Masina mugs for the camera the whole movie, making these stupid faces that you want to punch, and she takes so much shit from Quinn, that you wonder why she stays. There was one point where she could have left and went off with an equally annoying performer called “The Fool”. All that guy does is run around like a spaz. His laugh is this completely and utterly irritating high-pitched giggle, and he does it constantly. He is equally punchable.

There’s like 6 scenes of her dancing and playing with children, which get old very quickly.  I guess she’s supposed to be gentle, childlike soul or something. I just thought she was retarded.

It’s always a bad sign when the characters that you are supposed to sympathize with annoy the shit out of you. This movie has that in spades. This is in conjunction with the fact that Anthony Quinn’s character is so unsympathetic that you can’t even find solace in him.

This movie is highly punchable.

The poster isn’t bad though.

On I gave this film 5/10. I don’t know why it’s even a 5.

I’m cold and there are wolves after me.

53. Wild Strawberries (Ingmar Bergman, 1957)

I’ve been trying to think of something funny, relevant, acerbic, or insightful to write about this film, and so far I am shooting blanks.

The plot is as follows: an old man, played by Victor Sjöström(who was a bitchin’ silent film director), travels with his daughter-in-law and some hitchhikers to the city to collect an honorary doctorate degree. Along the way he daydreams and is forced to confront how fucked his life is.

I guess that’s a function of being old: you dwell and reflect on the past, and the mistakes and what-went-wrongs especially.

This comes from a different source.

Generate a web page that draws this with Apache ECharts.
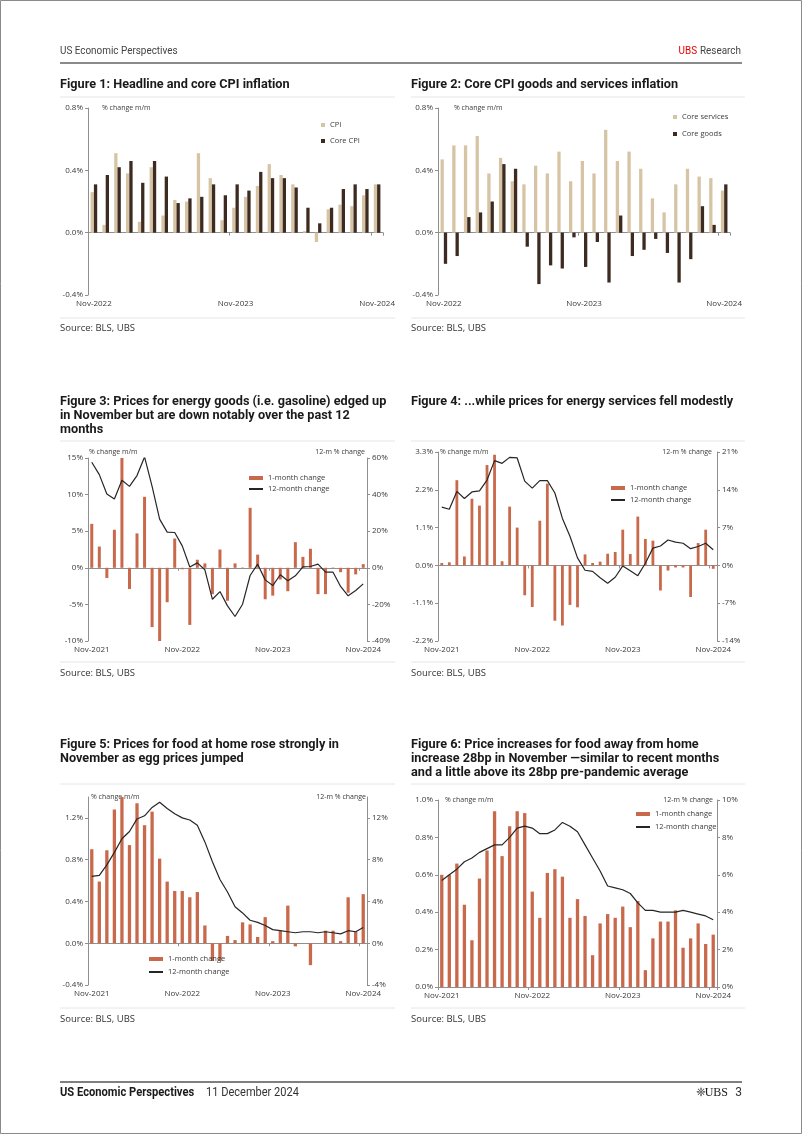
<!DOCTYPE html>
<html><head><meta charset="utf-8">
<script src="https://cdn.jsdelivr.net/npm/echarts@6/dist/echarts.min.js"></script>
<style>html,body{margin:0;padding:0;background:#fff}#c{width:802px;height:1134px}</style>
</head><body><div id="c"></div><script>
// ---------- categories & tick labels ----------
const months37 = ['Nov-2021','Dec-2021','Jan-2022','Feb-2022','Mar-2022','Apr-2022','May-2022','Jun-2022','Jul-2022','Aug-2022','Sep-2022','Oct-2022','Nov-2022','Dec-2022','Jan-2023','Feb-2023','Mar-2023','Apr-2023','May-2023','Jun-2023','Jul-2023','Aug-2023','Sep-2023','Oct-2023','Nov-2023','Dec-2023','Jan-2024','Feb-2024','Mar-2024','Apr-2024','May-2024','Jun-2024','Jul-2024','Aug-2024','Sep-2024','Oct-2024','Nov-2024'];
const months25 = months37.slice(12);
const ticks37 = ['Nov-2021','Nov-2022','Nov-2023','Nov-2024'];
const ticks25 = ['Nov-2022','Nov-2023','Nov-2024'];

// ---------- Figure 1 ----------
const cpi = [0.26,0.05,0.51,0.38,0.07,0.42,0.11,0.21,0.20,0.51,0.35,0.08,0.16,0.23,0.30,0.44,0.37,0.31,0.01,-0.06,0.15,0.18,0.17,0.24,0.31];
const coreCpi = [0.31,0.37,0.42,0.46,0.32,0.46,0.36,0.19,0.22,0.23,0.31,0.24,0.31,0.27,0.39,0.35,0.35,0.29,0.16,0.06,0.16,0.28,0.31,0.28,0.31];
// ---------- Figure 2 ----------
const coreServices = [0.47,0.56,0.56,0.62,0.38,0.48,0.33,0.31,0.43,0.38,0.52,0.33,0.46,0.38,0.66,0.46,0.52,0.41,0.22,0.13,0.31,0.41,0.36,0.35,0.27];
const coreGoods = [-0.20,-0.15,0.10,0.13,0.20,0.44,0.41,-0.09,-0.33,-0.21,-0.23,-0.03,-0.22,-0.06,-0.32,0.11,-0.15,-0.11,-0.04,-0.13,-0.32,-0.17,0.17,0.05,0.31];
// ---------- Figure 3 ----------
const energyGoods1m = [6.0,2.9,-1.4,5.2,15.0,-2.9,4.7,9.7,-8.1,-10.0,-4.7,4.0,-0.2,-7.8,1.1,0.6,-3.6,2.5,-4.5,0.6,0.05,8.2,1.8,-4.3,-3.8,-1.6,-3.2,3.5,1.5,2.6,-3.6,-3.6,0.05,-0.6,-3.4,-0.9,0.5];
const energyGoods12m = [57.7,50.9,40.3,37.6,47.8,44.5,50.4,60.6,44.5,26.6,19.5,19.3,12.0,0.4,2.7,-1.1,-17.2,-13.0,-20.8,-26.6,-19.9,-4.2,2.0,-6.6,-9.7,-3.8,-7.1,-4.4,0.5,0.7,2.0,-2.4,-2.4,-10.2,-15.3,-12.4,-8.8];
// ---------- Figure 4 ----------
const energyServ1m = [0.07,0.09,2.48,0.26,1.94,1.74,2.92,3.22,0.12,1.71,1.10,-0.87,-1.21,1.30,2.38,-1.61,-1.75,-1.15,-1.22,0.32,0.07,0.11,0.34,0.39,1.04,0.33,1.42,0.77,0.72,-0.73,-0.15,-0.06,-0.06,-0.92,0.65,1.04,-0.10];
const energyServ12m = [10.8,10.4,13.7,12.4,13.6,13.8,15.8,19.4,18.9,20.0,19.9,15.6,14.3,15.7,15.7,13.4,8.7,5.4,1.4,-0.9,-1.1,-2.3,-3.3,-2.2,-0.1,-1.0,-1.9,0.4,3.2,3.6,4.7,4.3,4.1,3.1,3.5,4.1,2.9];
// ---------- Figure 5 ----------
const foodHome1m = [0.90,0.59,0.89,1.28,1.40,0.94,1.34,1.13,1.26,0.81,0.59,0.50,0.50,0.44,0.49,0.17,-0.17,-0.17,0.07,0.03,0.20,0.18,0.06,0.25,0.02,0.12,0.36,-0.03,0.00,-0.21,0.00,0.12,0.12,0.02,0.44,0.11,0.47];
const foodHome12m = [6.4,6.5,7.5,8.7,10.0,10.7,11.9,12.2,13.0,13.5,12.9,12.4,12.0,11.8,11.3,9.7,7.8,6.1,4.9,3.5,2.9,2.2,2.0,1.7,1.3,1.2,1.1,1.0,1.1,1.1,1.0,1.1,1.0,0.9,1.2,1.1,1.5];
// ---------- Figure 6 ----------
const foodAway1m = [0.60,0.60,0.66,0.44,0.25,0.58,0.73,0.94,0.70,0.86,0.94,0.93,0.51,0.37,0.61,0.63,0.59,0.37,0.47,0.38,0.17,0.34,0.39,0.37,0.43,0.32,0.46,0.09,0.26,0.35,0.35,0.41,0.21,0.26,0.34,0.23,0.28];
const foodAway12m = [5.7,6.0,6.3,6.7,6.9,7.2,7.4,7.6,7.6,8.0,8.5,8.6,8.5,8.2,8.2,8.4,8.8,8.6,8.3,7.6,6.9,6.2,5.4,5.3,5.2,5.0,4.5,4.1,4.1,4.0,4.0,4.0,4.1,4.0,3.9,3.8,3.6];

// ---------- styling ----------
const AX = '#8f8f8f', TXT = '#3a3a3a', F = "'Open Sans', sans-serif";
const TF = "Roboto, sans-serif";
const LIGHT = '#d6c4a5', DARK = '#3d2b21', ORANGE = '#c8694b', LINE = '#262626';
const grids = [
  {left:88, top:108, width:295, height:187},
  {left:438, top:108, width:292, height:187},
  {left:88, top:458, width:279, height:183},
  {left:438, top:452, width:279, height:189},
  {left:88, top:797, width:279, height:188},
  {left:438, top:800, width:279, height:187}
];
const clean = v => (Math.abs(v) < 1e-9 ? 0 : v);
const f1 = v => clean(v).toFixed(1) + '%';
const f0 = v => Math.round(clean(v)) + '%';

const xAxes = [], yAxes = [];
function addX(g, cats, ticks) {
  xAxes.push({type:'category', gridIndex:g, data:cats, position:'bottom',
    axisLine:{show:true, onZero:true, lineStyle:{color:AX, width:1}},
    axisTick:{show:true, interval:11, length:3, lineStyle:{color:AX}},
    axisLabel:{show:false}, splitLine:{show:false}});
  xAxes.push({type:'category', gridIndex:g, data:cats, position:'bottom',
    axisLine:{show:false, onZero:false}, axisTick:{show:false}, splitLine:{show:false},
    axisLabel:{interval:0, margin:5, fontSize:8, fontFamily:F, color:TXT,
      formatter: v => ticks.includes(v) ? v : ''}});
}
function addY(g, pos, min, max, interval, fmt, hideMax) {
  yAxes.push({type:'value', gridIndex:g, position:pos, min, max, interval,
    axisLine:{show:true, lineStyle:{color:AX, width:1}},
    axisTick:{show:true, length:3, lineStyle:{color:AX}},
    splitLine:{show:false},
    axisLabel:{formatter:fmt, fontSize:8, fontFamily:F, color:TXT, margin:5, showMaxLabel: !hideMax}});
}
addX(0, months25, ticks25); addX(1, months25, ticks25);
for (let g = 2; g < 6; g++) addX(g, months37, ticks37);
addY(0,'left',-0.4,0.8,0.4,f1);            // 0
addY(1,'left',-0.4,0.8,0.4,f1);            // 1
addY(2,'left',-10,15,5,f0); addY(2,'right',-40,60,20,f0);      // 2,3
addY(3,'left',-2.2,3.3,1.1,f1); addY(3,'right',-14,21,7,f0);   // 4,5
addY(4,'left',-0.4,1.4,0.4,f1,true); addY(4,'right',-4,14,4,f0,true); // 6,7
addY(5,'left',0,1.0,0.2,f1); addY(5,'right',0,10,2,f0);        // 8,9

const bar = (name, data, xi, yi, color, w, extra) => Object.assign({type:'bar', name, data, xAxisIndex:xi, yAxisIndex:yi,
  barWidth:w, itemStyle:{color}, silent:true, animation:false}, extra || {});
const line = (name, data, xi, yi) => ({type:'line', name, data, xAxisIndex:xi, yAxisIndex:yi, symbol:'none',
  lineStyle:{color:LINE, width:1.2}, itemStyle:{color:LINE}, z:5, silent:true, animation:false});

const series = [
  bar('CPI', cpi, 0, 0, LIGHT, 3.3, {barGap:'0%'}),
  bar('Core CPI', coreCpi, 0, 0, DARK, 3.3, {barGap:'0%'}),
  bar('Core services', coreServices, 2, 1, LIGHT, 3.3, {barGap:'0%'}),
  bar('Core goods', coreGoods, 2, 1, DARK, 3.3, {barGap:'0%'}),
  bar('1-month change', energyGoods1m, 4, 2, ORANGE, 3),
  line('12-month change', energyGoods12m, 4, 3),
  bar('1-month change', energyServ1m, 6, 4, ORANGE, 2.8),
  line('12-month change', energyServ12m, 6, 5),
  bar('1-month change', foodHome1m, 8, 6, ORANGE, 3.3),
  line('12-month change', foodHome12m, 8, 7),
  bar('1-month change', foodAway1m, 10, 8, ORANGE, 3.3),
  line('12-month change', foodAway12m, 10, 9)
];

const legBase = {orient:'vertical', padding:0, selectedMode:false, textStyle:{fontSize:7.5, fontFamily:F, color:TXT}};
const lineItem = {name:'12-month change', icon:'rect', itemStyle:{color:LINE, opacity:0}};
const lgData = [{name:'1-month change', icon:'rect'}, {name:'12-month change', itemStyle:{opacity:0}}];
const legends = [
  Object.assign({}, legBase, {left:321, top:121, itemWidth:4, itemHeight:4, itemGap:8, icon:'rect', data:['CPI','Core CPI']}),
  Object.assign({}, legBase, {left:673, top:113, itemWidth:4, itemHeight:4, itemGap:9, icon:'rect', data:['Core services','Core goods']}),
  Object.assign({}, legBase, {left:248, top:474, itemWidth:14, itemHeight:4, itemGap:3, data:lgData}),
  Object.assign({}, legBase, {left:610, top:484, itemWidth:14, itemHeight:4, itemGap:4, data:lgData}),
  Object.assign({}, legBase, {left:148, top:955, itemWidth:14, itemHeight:4, itemGap:5, data:lgData}),
  Object.assign({}, legBase, {left:635, top:810, itemWidth:14, itemHeight:4, itemGap:5, data:lgData})
];

// ---------- page texts ----------
const g = [];
const txt = (text, x, y, font, fill, align, sx) => g.push({type:'text', silent:true, x, y, scaleX: sx || 1,
  style:{text, font, fill, align: align || 'left', verticalAlign:'middle', textAlign: align || 'left', textVerticalAlign:'middle'}});
const hline = (x1, x2, y, stroke, w) => g.push({type:'line', silent:true, shape:{x1, y1:y, x2, y2:y}, style:{stroke, lineWidth:w}});

g.push({type:'rect', silent:true, shape:{x:0.5, y:0.5, width:801, height:1133}, style:{fill:null, stroke:'#8a8a8a', lineWidth:1}});
txt('US Economic Perspectives', 60, 51, '11px ' + TF, '#444', 'left', 0.9);
g.push({type:'text', silent:true, x:741, y:51, scaleX:0.9, style:{text:'{r|UBS} {k|Research}', align:'right', verticalAlign:'middle', textAlign:'right', textVerticalAlign:'middle',
  rich:{r:{fill:'#e60000', font:'11px ' + TF}, k:{fill:'#444', font:'11px ' + TF}}}});
hline(60, 742, 63, '#8a8a8a', 2);

const TFONT = 'bold 12.7px ' + TF;
txt('Figure 1: Headline and core CPI inflation', 60, 85, TFONT, '#1a1a1a');
txt('Figure 2: Core CPI goods and services inflation', 411, 85, TFONT, '#1a1a1a');
txt('Figure 3: Prices for energy goods (i.e. gasoline) edged up', 60, 402, TFONT, '#1a1a1a');
txt('in November but are down notably over the past 12', 60, 416, TFONT, '#1a1a1a');
txt('months', 60, 430, TFONT, '#1a1a1a');
txt('Figure 4: ...while prices for energy services fell modestly', 411, 402, TFONT, '#1a1a1a');
txt('Figure 5: Prices for food at home rose strongly in', 60, 745, TFONT, '#1a1a1a');
txt('November as egg prices jumped', 60, 759, TFONT, '#1a1a1a');
txt('Figure 6: Price increases for food away from home', 411, 745, TFONT, '#1a1a1a');
txt('increase 28bp in November \u2014similar to recent months', 411, 759, TFONT, '#1a1a1a');
txt('and a little above its 28bp pre-pandemic average', 411, 773, TFONT, '#1a1a1a');

[[97, 318], [441, 662], [784, 1008]].forEach(([a, b]) => {
  hline(60, 395, a, '#e6e6e6', 1); hline(411, 745, a, '#e6e6e6', 1);
  hline(60, 395, b, '#e6e6e6', 1); hline(411, 745, b, '#e6e6e6', 1);
});
const SF = '9.5px ' + F;
[328, 673, 1019].forEach(y => { txt('Source: BLS, UBS', 60, y, SF, '#333'); txt('Source: BLS, UBS', 411, y, SF, '#333'); });

const AF = '7px ' + F;
txt('% change m/m', 102, 108, AF, TXT);
txt('% change m/m', 454, 108, AF, TXT);
txt('% change m/m', 89, 452, AF, TXT); txt('12-m % change', 365, 452, AF, TXT, 'right');
txt('% change m/m', 440, 452, AF, TXT); txt('12-m % change', 712, 452, AF, TXT, 'right');
txt('% change m/m', 91, 797, AF, TXT); txt('12-m % change', 366, 797, AF, TXT, 'right');
txt('% change m/m', 445, 800, AF, TXT); txt('12-m % change', 713, 800, AF, TXT, 'right');

// footer
hline(60, 742, 1082, '#555', 1.5);
txt('US Economic Perspectives', 60, 1093, 'bold 12px ' + TF, '#1a1a1a', 'left', 0.93);
txt('11 December 2024', 206, 1093, '12px ' + TF, '#333', 'left', 0.92);
txt('3', 742, 1093, '12px ' + TF, '#333', 'right');
txt('UBS', 728, 1093, '12px "Liberation Serif", serif', '#1a1a1a', 'right');
txt('\u2748', 706, 1093, '12px "DejaVu Sans"', '#333', 'right');

const chart = echarts.init(document.getElementById('c'), null, {renderer:'canvas', width:802, height:1134});
chart.setOption({
  animation:false,
  backgroundColor:'#fff',
  grid: grids,
  xAxis: xAxes,
  yAxis: yAxes,
  legend: legends,
  series,
  graphic: {elements: g}
});
</script></body></html>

This was the second Bergman film I watched after The Seventh Seal, and it’s a bit more uplifting, but that is as much a product of it not being set in the time of plague. It does probably have the most hopeful resolution of any Bergman film I’ve seen, in that the old man kind of comes to terms with his life, and regains a bit of what he had lost. But it’s still pretty much a bummer.

The poster’s a bummer too.

On I gave the film 7/10. Maybe I’ll start digging Bergman in my 60’s when I am filled with painful regret.

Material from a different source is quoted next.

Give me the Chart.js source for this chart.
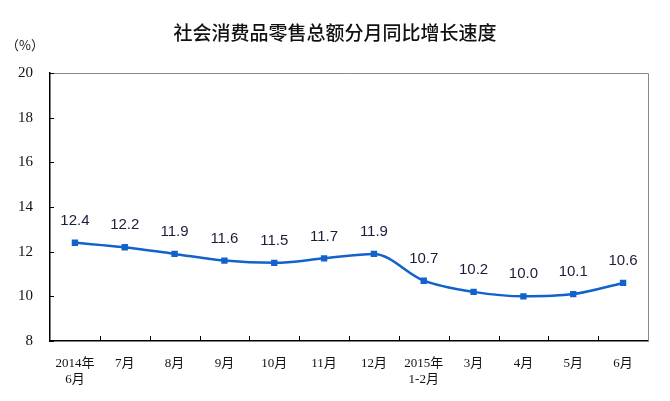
<!DOCTYPE html>
<html>
<head>
<meta charset="utf-8">
<script src="https://cdn.jsdelivr.net/npm/chart.js@4/dist/chart.umd.min.js"></script>
<style>
  html, body { margin: 0; padding: 0; background: #fff; }
  canvas { display: block; }
</style>
</head>
<body>
<canvas id="grafico" width="670" height="401"></canvas>
<script>
// datos del grafico
var categorias = [["2014年", "6月"], "7月", "8月", "9月", "10月", "11月", "12月", ["2015年", "1-2月"], "3月", "4月", "5月", "6月"];
var crecimiento = [12.4, 12.2, 11.9, 11.6, 11.5, 11.7, 11.9, 10.7, 10.2, 10.0, 10.1, 10.6];
var titulo = "社会消费品零售总额分月同比增长速度";
var unidad = "（%）";
var ejeMin = 8;
var ejeMax = 20;
var ejePaso = 2;

var azul = "#1262cc";

// dibuja titulo, bordes, marcas internas y etiquetas de valores
var extras = {
    id: "extras",
    afterDraw: function (chart) {
        var ctx = chart.ctx;
        var area = chart.chartArea;
        var x = chart.scales.x;
        var y = chart.scales.y;
        ctx.save();

        // borde gris arriba y a la derecha
        ctx.strokeStyle = "#8a8a8a";
        ctx.lineWidth = 1;
        ctx.beginPath();
        ctx.moveTo(area.left, area.top + 0.5);
        ctx.lineTo(area.right + 0.5, area.top + 0.5);
        ctx.lineTo(area.right + 0.5, area.bottom);
        ctx.stroke();

        // marcas hacia adentro
        ctx.strokeStyle = "#000";
        ctx.lineWidth = 1;
        ctx.beginPath();
        for (var i = 0; i < y.ticks.length; i++) {
            var py = Math.round(y.getPixelForTick(i)) + 0.5;
            ctx.moveTo(area.left, py);
            ctx.lineTo(area.left + 4, py);
        }
        for (var j = 1; j < categorias.length; j++) {
            var px = Math.round(x.getPixelForValue(j - 0.5)) + 0.5;
            ctx.moveTo(px, area.bottom);
            ctx.lineTo(px, area.bottom - 5);
        }
        ctx.stroke();

        // valores sobre los puntos
        var meta = chart.getDatasetMeta(0);
        ctx.fillStyle = "#1c1c3c";
        ctx.font = "15px 'Liberation Sans', Arial, sans-serif";
        ctx.textAlign = "center";
        ctx.textBaseline = "middle";
        meta.data.forEach(function (p, k) {
            ctx.fillText(crecimiento[k].toFixed(1), p.x, p.y - 22);
        });

        // titulo
        ctx.fillStyle = "#111";
        ctx.font = "500 19px 'Noto Sans CJK SC', sans-serif";
        ctx.fillText(titulo, 335, 33);
        ctx.font = "13px 'Noto Sans CJK SC', sans-serif";
        ctx.fillText(unidad, 25, 45);

        ctx.restore();
    }
};

new Chart(document.getElementById("grafico"), {
    type: "line",
    data: {
        labels: categorias,
        datasets: [{
            data: crecimiento,
            borderColor: azul,
            backgroundColor: azul,
            borderWidth: 2.5,
            cubicInterpolationMode: "monotone",
            pointStyle: "rect",
            pointRadius: 4.5,
            pointBorderWidth: 0,
            pointBackgroundColor: azul
        }]
    },
    options: {
        responsive: false,
        animation: false,
        devicePixelRatio: 1,
        layout: { padding: { top: 73, right: 22, left: 0, bottom: 0 } },
        plugins: {
            legend: { display: false },
            title: { display: false },
            tooltip: { enabled: false }
        },
        scales: {
            x: {
                offset: true,
                grid: { display: false, drawTicks: false },
                border: { display: true, color: "#000", width: 1.5 },
                ticks: {
                    color: "#111",
                    padding: 15,
                    maxRotation: 0,
                    autoSkip: false,
                    font: { family: "'Liberation Serif', 'Noto Sans CJK SC', serif", size: 13 }
                },
                afterFit: function (scale) { scale.height = 60; }
            },
            y: {
                min: ejeMin,
                max: ejeMax,
                grid: { display: false, drawTicks: false },
                border: { display: true, color: "#000", width: 1.5 },
                ticks: {
                    stepSize: ejePaso,
                    color: "#111",
                    padding: 17,
                    font: { family: "'Liberation Serif', serif", size: 15 }
                },
                afterFit: function (scale) { scale.width = 50; }
            }
        }
    },
    plugins: [extras]
});
</script>
</body>
</html>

Cocaine is a hell of a drug.

52. Modern Times (Charlie Chaplin, 1936)

The poster’s pretty average, nothing particularly remarkable, but inoffensive too.

All you need to know about the film is that it has a scene where Chaplin gets high on cocaine and foils a jailbreak.

On I gave the film 8/10. Good solid fun, but a little disjointed.

Leave it to Nazis to screw things up.

51. M (Fritz Lang, 1931)

This poster is simply glorious, perfectly worthy of this glorious film. Those Germans know their shit.

I have a fascination with the Weimar Republic. Basically post-WWI Berlin was a wonderfully decadent, cultured, sex-crazed, artistic mecca. Then the Nazis had to come in and fuck it up. Jerks. I find the brazen sexuality of that era to be fascinating, simply because very few cultures in history have ever been so open and tolerant of sexuality(of pretty much every kind). Fucking interests me OK.

Anyway this film isn’t really about that, but it is a product of that place and era, so it seemed relevant, and the poster is very reflective of that time.

This film is wonderful. It’s the earliest film I know of that I would consider  film-noir. It’s dark, suspenseful, powerful, and compelling. Within 10 minutes I was crying. Peter Lorre gives an incredible all-world performance as a tormented child-molester/killer, I mean by the end I almost felt sorry for him. It’s absolutely fascinating.

Lorre gives this incredible speech at the end where he pleads directly into the camera for mercy. There’s an absolutely insane Nazi propaganda film from 1940 called “The Eternal Jew“, which among other things calls Albert Einstein a pseudo-scientist, Charlie Chaplin a Jew, and compares the migration pattern of rats to those of Jews. They also show this scene as proof that Jews are child molesters. The fact that Lorre is not Jewish, and that the scene is from a fictional movie, doesn’t seem to matter when there is propaganda to be made.

On I gave the film a 10/10. It drags a little bit in the middle, but it’s a small complaint.